Pain points
A running list of things that are suboptimal in GCP.
App Engine
For network-bound applications it can be prohibitively expensive. A PubSub push
subscription application that decodes protobuf and forwards messages to the
ingestion-edge used ~300
instances at $0.06
per instance hour to handle
~5krps
, which is ~$13K/mo
.
Dataflow
Replaces certain components with custom behavior that is not part of the open source Beam API, making it so they can't be extended (e.g. to expose a stream of messages that have been delivered to PubSub).
BigQueryIO.Write
Requires decoding PubsubMessage.payload
from JSON to a TableRow
, which gets
encoded as JSON to be sent to BigQuery.
Crashes the pipeline when the destination table does not exist.
FileIO.Write
Acknowledges messages in PubSub before they are written to accumulate data
across multiple bundles and produce reasonably sized files.
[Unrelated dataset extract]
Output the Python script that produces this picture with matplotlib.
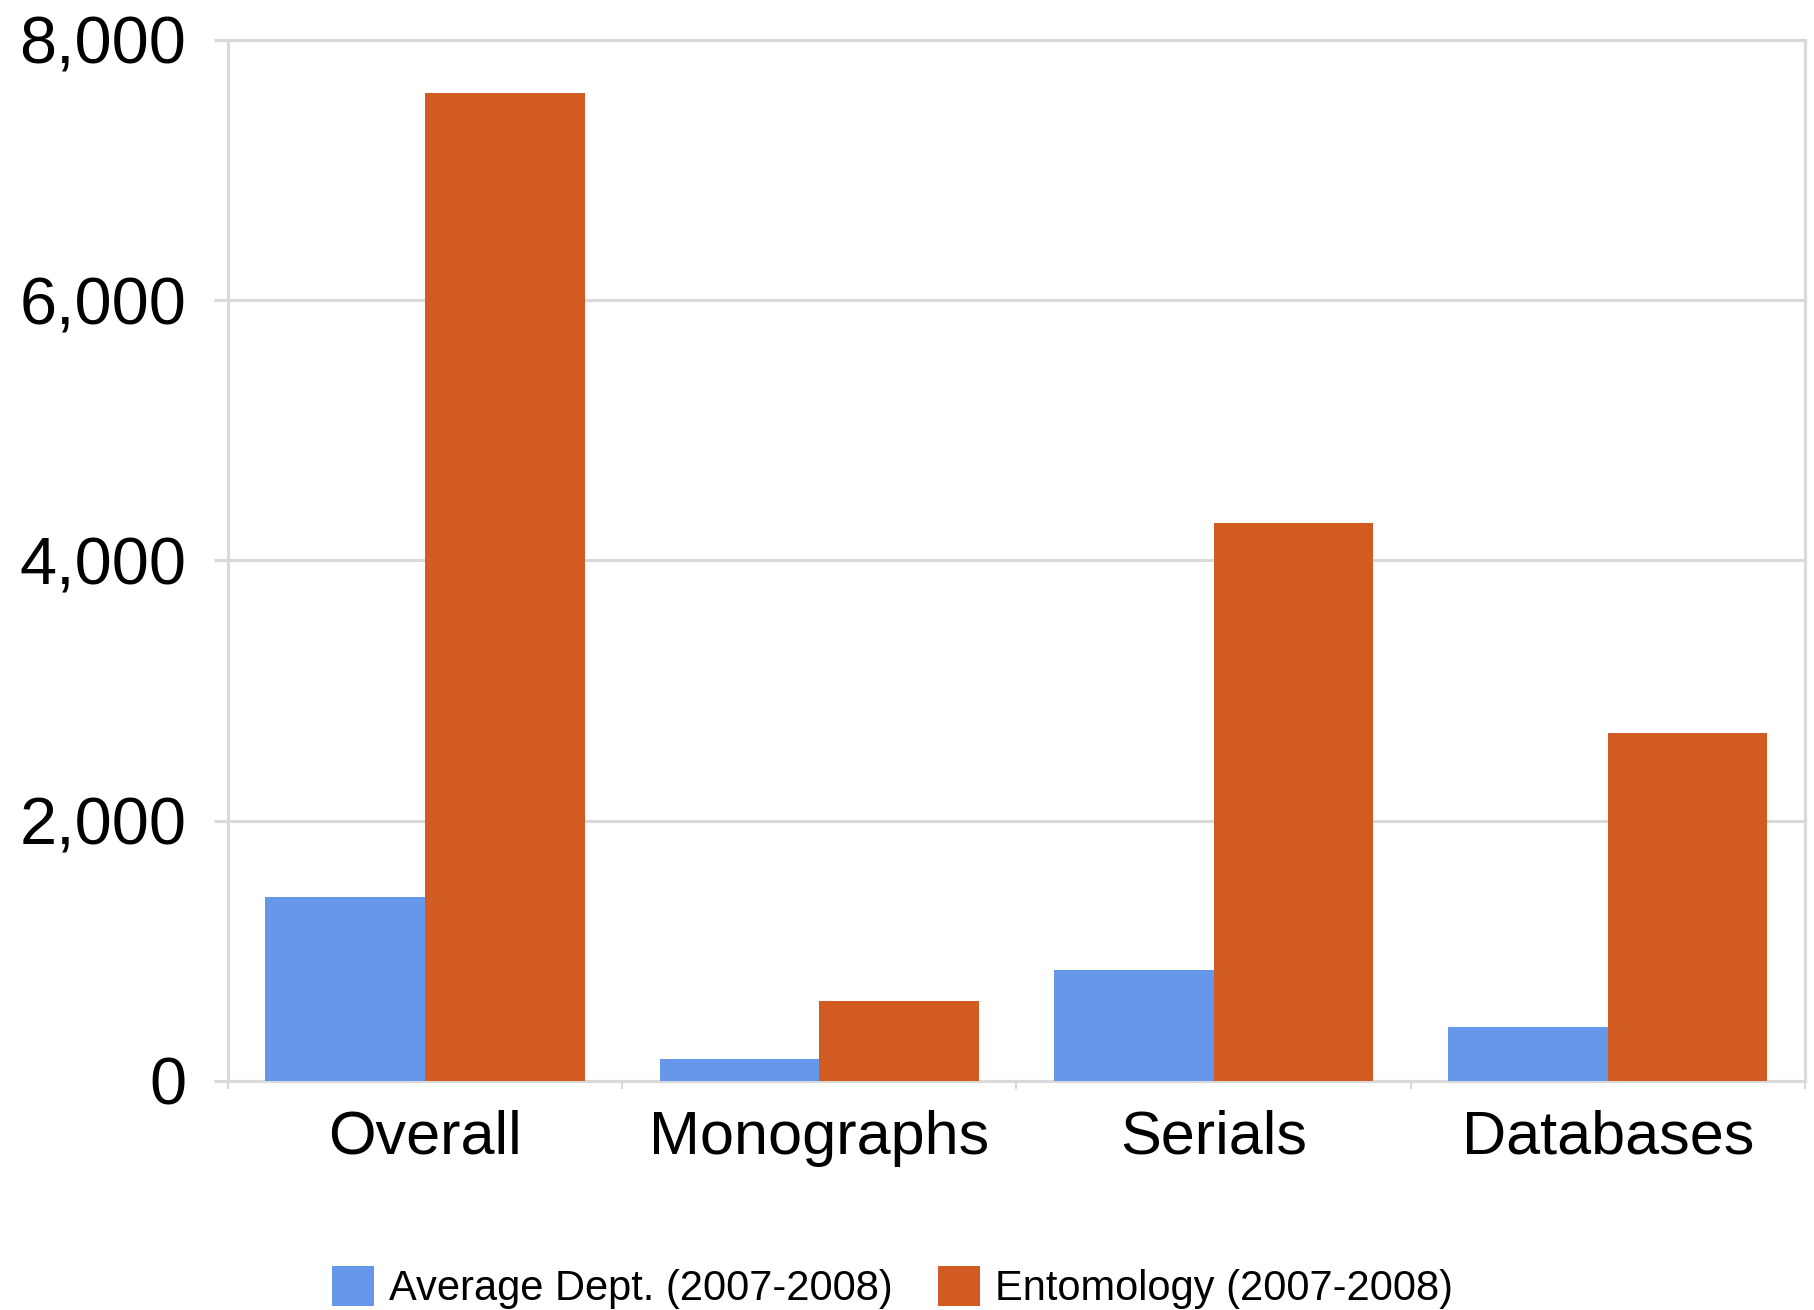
import numpy as np
import matplotlib
matplotlib.use("Agg")
import matplotlib.pyplot as plt
from matplotlib.ticker import FuncFormatter

plt.rcParams['font.family'] = ['Liberation Sans', 'DejaVu Sans']

# data
categories = ['Overall', 'Monographs', 'Serials', 'Databases']
avg_dept = [1410, 170, 850, 410]
entomology = [7590, 610, 4290, 2670]
series_names = ['Average Dept. (2007-2008)', 'Entomology (2007-2008)']
y_ticks = [0, 2000, 4000, 6000, 8000]

blue = '#6797e8'
orange = '#d15b20'
grid_col = '#d9d9d9'

fig = plt.figure(figsize=(18.14, 13.10), dpi=100)
ax = fig.add_axes([0.1257, 0.175, 0.995 - 0.1257, 0.9695 - 0.175])

x = np.arange(len(categories))
w = 0.405
ax.bar(x - w / 2, avg_dept, w, color=blue, label=series_names[0], zorder=3)
ax.bar(x + w / 2, entomology, w, color=orange, label=series_names[1], zorder=3)

ax.set_xlim(-0.5, len(categories) - 0.5)
ax.set_ylim(0, 8000)
ax.set_yticks(y_ticks)
ax.yaxis.set_major_formatter(FuncFormatter(lambda v, p: f'{int(v):,}'))
ax.grid(axis='y', color=grid_col, linewidth=2.2, zorder=0)
ax.set_axisbelow(True)

ax.set_xticks(x)
ax.set_xticklabels(categories)
ax.set_xticks(np.arange(-0.5, len(categories)), minor=True)
ax.tick_params(axis='x', which='major', length=0, labelsize=44, pad=21)
ax.tick_params(axis='x', which='minor', length=6, width=1.5, color=grid_col)
ax.tick_params(axis='y', length=10, width=2.2, color=grid_col, labelsize=48, pad=20)

for s in ax.spines.values():
    s.set_color(grid_col)
    s.set_linewidth(2.2)

fig.legend(loc='center', bbox_to_anchor=(0.492, 0.017), ncol=2, frameon=False,
           fontsize=30, handlelength=1.0, handleheight=1.1,
           handletextpad=0.36, columnspacing=1.1, borderpad=0)

fig.savefig('out.png', dpi=100)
Possible
workaround being investigated in #380. This also effects BigQueryIO.Write
in batch mode.
PubsubIO.Write
Does not support dynamic destinations.
Does not use standard client library.
Does not expose an output of delivered messages, which is needed for at least
once delivery with deduplication. Current workaround is to use the deduplication
available via PubsubIO.read()
.
Uses HTTPS JSON API, which increases message payload size vs protobuf by 25% for base64 encoding and causes some messages to exceed the 10MB request size limit that otherwise would not.
PubSub
Can be prohibitively expensive. It costs
~$51K/mo
to use PubSub with a 70MiB/s
stream published or consumed 7 times (Edge to
raw topic, raw topic to Cloud Storage, raw topic to Decoder, Decoder to decoded
topic, decoded topic to Decoder for deduplication, decoded topic to Cloud
Storage, decoded topic to BigQuery).
Push Subscriptions are limited to min(10MB, 1000 messages)
in flight, making
the theoretical maximum parallel latency per message ~62ms
to achieve
16krps
.